Oh, so those were jokes? Okay, so now I only want to take a flame thrower to public service boy and some perv camp counselor. I might be able to get a little sleep, then.
Oh, Linnaeus. That comment tickles me in a way that if Augustienne tickled me in that way, I’d say “That’s a really funny blog comment all things considered.”
Wow, I couldn’t even attempt to top the meat sauce comment. Kudos Chef!

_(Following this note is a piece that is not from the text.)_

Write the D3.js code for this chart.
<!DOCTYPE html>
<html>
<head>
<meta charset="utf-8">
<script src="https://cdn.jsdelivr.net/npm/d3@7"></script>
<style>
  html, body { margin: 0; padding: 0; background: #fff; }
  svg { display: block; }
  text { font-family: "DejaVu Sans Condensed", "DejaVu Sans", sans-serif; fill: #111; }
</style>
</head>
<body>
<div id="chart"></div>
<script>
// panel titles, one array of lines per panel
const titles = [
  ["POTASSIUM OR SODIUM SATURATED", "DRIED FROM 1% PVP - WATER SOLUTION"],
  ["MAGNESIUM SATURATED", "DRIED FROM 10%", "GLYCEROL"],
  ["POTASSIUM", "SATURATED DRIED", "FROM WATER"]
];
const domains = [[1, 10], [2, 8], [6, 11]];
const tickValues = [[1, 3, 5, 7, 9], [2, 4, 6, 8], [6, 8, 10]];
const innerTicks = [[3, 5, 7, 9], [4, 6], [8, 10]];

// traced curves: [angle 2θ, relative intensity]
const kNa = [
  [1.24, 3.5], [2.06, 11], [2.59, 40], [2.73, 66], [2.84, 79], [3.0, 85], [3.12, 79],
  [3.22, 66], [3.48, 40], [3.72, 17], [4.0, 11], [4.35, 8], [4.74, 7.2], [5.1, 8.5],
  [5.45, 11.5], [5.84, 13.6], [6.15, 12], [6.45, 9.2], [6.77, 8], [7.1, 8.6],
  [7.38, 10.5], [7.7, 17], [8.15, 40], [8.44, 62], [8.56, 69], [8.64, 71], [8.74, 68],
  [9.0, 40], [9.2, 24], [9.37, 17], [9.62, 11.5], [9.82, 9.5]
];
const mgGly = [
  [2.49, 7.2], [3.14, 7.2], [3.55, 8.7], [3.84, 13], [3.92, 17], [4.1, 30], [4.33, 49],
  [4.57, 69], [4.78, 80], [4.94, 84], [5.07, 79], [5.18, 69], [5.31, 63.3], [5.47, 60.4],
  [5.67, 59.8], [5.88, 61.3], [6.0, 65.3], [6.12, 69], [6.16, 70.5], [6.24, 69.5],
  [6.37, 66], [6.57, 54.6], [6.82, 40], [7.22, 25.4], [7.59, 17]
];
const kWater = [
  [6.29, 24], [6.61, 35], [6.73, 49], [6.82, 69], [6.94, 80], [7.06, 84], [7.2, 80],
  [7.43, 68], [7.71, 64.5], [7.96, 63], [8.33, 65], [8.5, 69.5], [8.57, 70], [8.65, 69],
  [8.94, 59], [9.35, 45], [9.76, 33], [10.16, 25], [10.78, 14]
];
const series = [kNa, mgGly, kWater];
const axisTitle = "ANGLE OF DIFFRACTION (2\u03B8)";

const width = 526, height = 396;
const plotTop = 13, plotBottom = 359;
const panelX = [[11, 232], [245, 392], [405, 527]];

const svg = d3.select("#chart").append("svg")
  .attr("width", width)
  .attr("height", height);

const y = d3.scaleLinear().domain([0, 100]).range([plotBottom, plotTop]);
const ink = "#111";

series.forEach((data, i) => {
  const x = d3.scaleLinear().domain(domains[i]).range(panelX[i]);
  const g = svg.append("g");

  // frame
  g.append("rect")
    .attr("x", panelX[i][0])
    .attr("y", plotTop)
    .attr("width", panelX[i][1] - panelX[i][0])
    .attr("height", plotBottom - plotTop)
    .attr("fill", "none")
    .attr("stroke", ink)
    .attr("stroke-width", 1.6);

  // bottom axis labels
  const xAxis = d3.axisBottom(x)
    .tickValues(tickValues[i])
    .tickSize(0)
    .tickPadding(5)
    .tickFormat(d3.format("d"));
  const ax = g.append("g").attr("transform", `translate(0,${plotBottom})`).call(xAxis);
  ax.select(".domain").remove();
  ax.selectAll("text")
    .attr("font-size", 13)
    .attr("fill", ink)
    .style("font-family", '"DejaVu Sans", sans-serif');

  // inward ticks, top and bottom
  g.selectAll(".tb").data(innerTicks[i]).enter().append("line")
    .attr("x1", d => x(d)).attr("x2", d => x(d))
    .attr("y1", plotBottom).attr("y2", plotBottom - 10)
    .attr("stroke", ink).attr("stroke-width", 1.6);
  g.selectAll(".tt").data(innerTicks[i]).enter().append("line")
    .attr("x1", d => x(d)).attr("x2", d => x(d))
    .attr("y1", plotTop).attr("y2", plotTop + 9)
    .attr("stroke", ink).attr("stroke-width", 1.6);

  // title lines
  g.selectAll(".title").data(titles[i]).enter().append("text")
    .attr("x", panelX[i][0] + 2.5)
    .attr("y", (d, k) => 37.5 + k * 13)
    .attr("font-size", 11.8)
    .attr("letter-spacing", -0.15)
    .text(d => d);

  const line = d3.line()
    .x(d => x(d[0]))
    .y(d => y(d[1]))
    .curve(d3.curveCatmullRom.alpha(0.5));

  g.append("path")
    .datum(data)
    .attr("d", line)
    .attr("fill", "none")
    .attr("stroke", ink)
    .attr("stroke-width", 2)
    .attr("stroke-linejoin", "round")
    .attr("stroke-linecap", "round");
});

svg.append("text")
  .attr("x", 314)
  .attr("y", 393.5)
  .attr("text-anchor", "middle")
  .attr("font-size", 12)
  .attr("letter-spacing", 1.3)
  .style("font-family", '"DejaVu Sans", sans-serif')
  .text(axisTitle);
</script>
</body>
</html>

Way to pull Rax out of your ass… that place has been gone for like 15 years now, I had forgotten all about it, but your fabulous description of the salad bar brought it all back.
I finally quit my job and am now unemployed… any advice where I can find a part-time job that doesn’t completely suck?
Why doesn’t Chef have a blog all his own — you know, for his chumbly bits ‘o wisdom?
Alas, that is not Chef. Scary.
What the hell? Are those two messages jokes? Why is this “make me into a vigilante night at Faux Real Tho”?
Who’s Smoove B? With his fine nacho cheese and marinara and al-fray-do. That Chef?
Smoove Nacho Cheese and the oh fuck it call is Chef. The other guy is INDC Bill. I told him he should have gone for Ponderosa instead of Sizzler.
Also, Rax was a local restaurant chain. About ten years ago. Or more.
Oh, so those were jokes? Okay, so now I only want to take a flame thrower to public service boy and some perv camp counselor. I might be able to get a little sleep, then.
Oh, and I miss Rax.
Go for the Golden Corral, the chili is heavenly.
I can’t tell if the Dawn Eden message is a parody or not.
Even if it’s not, she’s got a sexy voice.
Bloody brilliant!
Oh, Linnaeus. That comment tickles me in a way that if Augustienne tickled me in that way, I’d say “That’s a really funny blog comment all things considered.”
Auguste, what can I say? I’m a sucker for crisp, well-enunciated feminine speech.
I can’t tell if the Dawn Eden message is a parody or not.
It says from Ilyka, so I vote parody.
The tampon helped.
Uhhhhhhhh. I just figured out that the phone call isn’t free. It’s domestic long-distance. … unless you live in Iowa.
It’s not FREEEEEE
Rox, how’d you find that out?
By the way, if you have a cell phone, it almost certainly is a free call.
Allow me to take credit for tmy two year old. As I was listening to the message, my phone was stolen by my child who announced she wanted to talk.
Ilyka:
The FAQ at SnapVine.
Semester over! Wooo! Aced my biology finals! No longer feel lame for being the only one in the whole class over the age of 21! Woot!
Just thought you all should know…
Must. Stop. Laughing. Can’t.
Wow, I couldn’t even attempt to top the meat sauce comment. Kudos Chef! Way to pull Rax out of your ass… that place has been gone for like 15 years now, I had forgotten all about it, but your fabulous description of the salad bar brought it all back.
I finally quit my job and am now unemployed… any advice where I can find a part-time job that doesn’t completely suck?